06/05/2011

Passarinhos pra tratar

Chema Madoz

Ela tem vinte e oito anos e diz que não é feliz. Está vestida com uma dessas roupas de ginástica, num preto meio apagado, sem maquiagem nenhuma no rosto, cabelo preso, mas não consegue esconder a beleza. Quando entrou na cozinha da casa da irmã, um pouco antes, disse que não aguentava mais o cara que ela chama de monstro. É o pai do filho pequeno que está perto dela. Ela diz tudo num tom de piada, eu não vejo graça, e eu penso que deve haver algo de errado comigo. Diz que trocou um pai por outro, que tem mais medo do cara do que tinha do seu pai quando era menina. Eu estou ali por acaso e acabo ouvindo tudo sem querer. Mas não posso escapar. Ela me diz, feliz é você que não tem nenhum passarinho pra tratar. Eu não sei onde enfiar a cara, então enfio a boca no copo e acendo mais um cigarro pensando que talvez seja a hora de arranjar uns passarinhos pra tratar. 

Ela continua falando que odeia o monstro, que logo vai dar um fim nisso, mas ri sempre, sempre num tom de brincadeira e ironia leve de quem ri da vida e cujo toque do celular ou status do facebook é deixa a vida me levar, vida leva eu. E eu penso comigo que há um buraco entre aquele sorriso, aquelas palavras que ela usa, e essa realidade submissa que ela supõe estar presa. Penso em sapecar uma dessas filosofias baratas do tipo liberdade é coisa de ave, e a gente é mamífero, felicidade é desejar aquilo que se tem.

Mas não. 

Eu só consigo pensar em que tipo de passarinho seria melhor eu arranjar. Se é muita burocracia registrar um passarinho. Se requer cuidados em demasia. Quanto me custaria uma gaiola. Eu tenho um tio que fazia gaiolas, não sei se ainda faz. Talvez seja a hora de arranjar uns passarinhos pra tratar; é, talvez seja. 

Então entra uma mulher de uns cinquenta e poucos anos com brincos enormes e muito maquiada. Começa a falar sem parar de si mesma como se estivesse fazendo propaganda para algum pretendente.
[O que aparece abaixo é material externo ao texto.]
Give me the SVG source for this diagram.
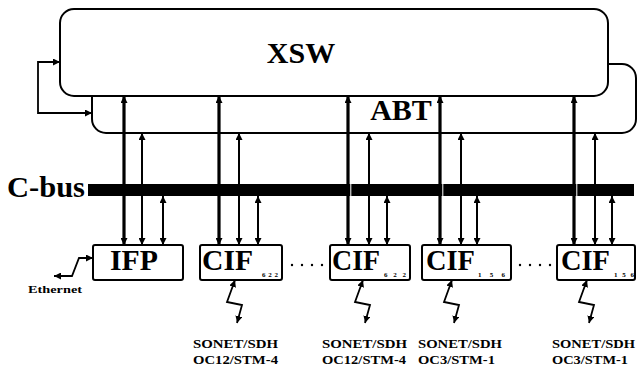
<svg xmlns="http://www.w3.org/2000/svg" width="641" height="367" viewBox="0 0 641 367">
<style>
.box{fill:#fff;stroke:#000;stroke-width:2}
text{font-family:'Liberation Serif','Times New Roman',Times,serif;font-weight:700;fill:#000}
.big{font-size:30px}
.sub{font-size:7px}
.small{font-size:12.5px}
.w3{fill:none;stroke:#000;stroke-width:3.2}
.w2{fill:none;stroke:#000;stroke-width:2}
.w1{fill:none;stroke:#000;stroke-width:1.8}
</style>
<defs>
<marker id="ah" viewBox="0 0 10 10" refX="10" refY="5" markerWidth="7" markerHeight="7" markerUnits="userSpaceOnUse" orient="auto-start-reverse">
<path d="M0,0 L10,5 L0,10 Z" fill="#000"/>
</marker>
</defs>
<rect width="641" height="367" fill="#fff"/>

<g id="abt">
<rect class="box" x="92" y="64" width="544" height="69" rx="14"/>
</g>
<g id="xsw">
<rect class="box" x="60" y="9" width="548" height="87" rx="14"/>
<text class="big" x="301" y="63" text-anchor="middle" font-family="Liberation Serif, serif">XSW</text>
</g>
<text class="big" x="401" y="120" text-anchor="middle" font-family="Liberation Serif, serif">ABT</text>

<g id="cbus">
<rect x="88" y="184" width="546" height="12" fill="#000"/>
<text class="big" x="7" y="197" textLength="78" lengthAdjust="spacingAndGlyphs">C-bus</text>
</g>

<g id="connectors">
<path class="w1" d="M92,113 H38 V62 H60" marker-start="url(#ah)" marker-end="url(#ah)"/>
<line class="w3" x1="124" y1="96" x2="124" y2="245" marker-start="url(#ah)" marker-end="url(#ah)"/>
<line class="w2" x1="142" y1="133" x2="142" y2="245" marker-start="url(#ah)" marker-end="url(#ah)"/>
<line class="w2" x1="163" y1="196" x2="163" y2="245" marker-start="url(#ah)" marker-end="url(#ah)"/>
<line class="w3" x1="219" y1="96" x2="219" y2="245" marker-start="url(#ah)" marker-end="url(#ah)"/>
<line class="w2" x1="239" y1="133" x2="239" y2="245" marker-start="url(#ah)" marker-end="url(#ah)"/>
<line class="w2" x1="258" y1="196" x2="258" y2="245" marker-start="url(#ah)" marker-end="url(#ah)"/>
<line class="w3" x1="348" y1="96" x2="348" y2="245" marker-start="url(#ah)" marker-end="url(#ah)"/>
<line class="w2" x1="369" y1="133" x2="369" y2="245" marker-start="url(#ah)" marker-end="url(#ah)"/>
<line class="w2" x1="387" y1="196" x2="387" y2="245" marker-start="url(#ah)" marker-end="url(#ah)"/>
<line class="w3" x1="440" y1="96" x2="440" y2="245" marker-start="url(#ah)" marker-end="url(#ah)"/>
<line class="w2" x1="461" y1="133" x2="461" y2="245" marker-start="url(#ah)" marker-end="url(#ah)"/>
<line class="w2" x1="477" y1="196" x2="477" y2="245" marker-start="url(#ah)" marker-end="url(#ah)"/>
<line class="w3" x1="574" y1="96" x2="574" y2="245" marker-start="url(#ah)" marker-end="url(#ah)"/>
<line class="w2" x1="595" y1="133" x2="595" y2="245" marker-start="url(#ah)" marker-end="url(#ah)"/>
<line class="w2" x1="612" y1="196" x2="612" y2="245" marker-start="url(#ah)" marker-end="url(#ah)"/>
<rect x="350.3" y="184" width="1" height="12" fill="#fff"/>
<rect x="442.3" y="184" width="1" height="12" fill="#fff"/>
<rect x="576.3" y="184" width="1" height="12" fill="#fff"/>
<path class="w1" d="M93,258 H79 L72,276 H54" marker-start="url(#ah)" marker-end="url(#ah)"/>
<path class="w1" d="M235,280 L227,302 L242,305 L237,323" marker-start="url(#ah)" marker-end="url(#ah)"/>
<path class="w1" d="M363,280 L355,302 L370,305 L365,323" marker-start="url(#ah)" marker-end="url(#ah)"/>
<path class="w1" d="M452,280 L444,302 L459,305 L454,323" marker-start="url(#ah)" marker-end="url(#ah)"/>
<path class="w1" d="M587,280 L579,302 L594,305 L589,323" marker-start="url(#ah)" marker-end="url(#ah)"/>
</g>

<g id="ifp">
<rect class="box" x="93" y="245" width="90" height="35" rx="2"/>
<text class="big" x="134" y="270" text-anchor="middle" textLength="48" lengthAdjust="spacingAndGlyphs">IFP</text>
</g>
<g id="cif622a">
<rect class="box" x="200" y="245" width="82" height="35" rx="2"/>
<text class="big" x="202" y="270" textLength="51" lengthAdjust="spacingAndGlyphs">CIF</text>
<text class="sub" x="262" y="277" textLength="16">622</text>
</g>
<g id="cif622b">
<rect class="box" x="330" y="245" width="80" height="35" rx="2"/>
<text class="big" x="332" y="270" textLength="48" lengthAdjust="spacingAndGlyphs">CIF</text>
<text class="sub" x="384" y="277" textLength="22">622</text>
</g>
<g id="cif156a">
<rect class="box" x="422" y="245" width="89" height="35" rx="2"/>
<text class="big" x="426" y="270" textLength="49" lengthAdjust="spacingAndGlyphs">CIF</text>
<text class="sub" x="478" y="277" textLength="27">156</text>
</g>
<g id="cif156b">
<rect class="box" x="557" y="245" width="78" height="35" rx="2"/>
<text class="big" x="561" y="270" textLength="49" lengthAdjust="spacingAndGlyphs">CIF</text>
<text class="sub" x="614" y="277" textLength="20">156</text>
</g>

<g id="dots" fill="#000">
<circle cx="292" cy="265" r="1.2"/><circle cx="302" cy="265" r="1.2"/><circle cx="312" cy="265" r="1.2"/><circle cx="322" cy="265" r="1.2"/>
<circle cx="520" cy="265" r="1.2"/><circle cx="530" cy="265" r="1.2"/><circle cx="540" cy="265" r="1.2"/><circle cx="550" cy="265" r="1.2"/>
</g>

<g id="labels">
<text x="28" y="293" font-size="10" textLength="54" lengthAdjust="spacingAndGlyphs">Ethernet</text>
<text class="small" x="193" y="348" textLength="85" lengthAdjust="spacingAndGlyphs">SONET/SDH</text>
<text class="small" x="193" y="364" textLength="85" lengthAdjust="spacingAndGlyphs">OC12/STM-4</text>
<text class="small" x="322" y="348" textLength="85" lengthAdjust="spacingAndGlyphs">SONET/SDH</text>
<text class="small" x="322" y="364" textLength="84" lengthAdjust="spacingAndGlyphs">OC12/STM-4</text>
<text class="small" x="418" y="348" textLength="84" lengthAdjust="spacingAndGlyphs">SONET/SDH</text>
<text class="small" x="418" y="364" textLength="77" lengthAdjust="spacingAndGlyphs">OC3/STM-1</text>
<text class="small" x="552" y="348" textLength="83" lengthAdjust="spacingAndGlyphs">SONET/SDH</text>
<text class="small" x="552" y="364" textLength="76" lengthAdjust="spacingAndGlyphs">OC3/STM-1</text>
</g>
</svg>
Sou assim, ganho tanto, fulano me disse que eu tenho uma cabeça muito boa. Vou comprar um carro e entregar na mão do sujeito que for bom pra mim. Na hora que eu quiser eu arrumo, vivo bem sozinha. Deixa a vida me levar, vida leva eu. Olho para as mãos enrugadas, cheias de anéis e esmalte, o pescoço afundando, a boca murcha, a pele viscosa, e sou levado a pensar que a vida nem sempre faz bem. 

Penso que aquela menina de vinte oito anos que se diz infeliz, deixa a vida me levar, vida leva eu, está de alguma forma ligada a essa mulher de cinquenta e poucos, mas estou meio bêbado e não consigo entender muito bem qual é a ligação. 

Há uma lacuna que não eu não consigo preencher. 

Tudo bem. 

Há pouca gente na rua quando vou pra casa. O vento me bate nas ventas e refresca um pouco as ideias, mas continuo doidejando rua afora, calculando sacos de alpiste, anilha, enviesado sobre memórias há muito tempo soterradas. O alçapão do Lindomar, pardais na mira do estilingue do Fiinho, os trinta e seis sanhaços que o Marcelo e eu  pegamos uma vez e enfiamos no viveiro do meu pai, e depois soltamos; porque a gente não ia dar conta de tratar de tanto bicho. Estou na porta de casa e ainda não sei onde é que vou arranjar uns passarinhos pra tratar, uns canários, trinca-ferro, um periquito, qualquer coisa assim. Poderia providenciar duas gaiolas e colocar ali perto da varanda. E toda manhã eles quase arrebentariam o peito numa lareia afinada e estridente, quando o sol apontasse por trás da serra, diluindo os restos de escuridão da madrugada anterior.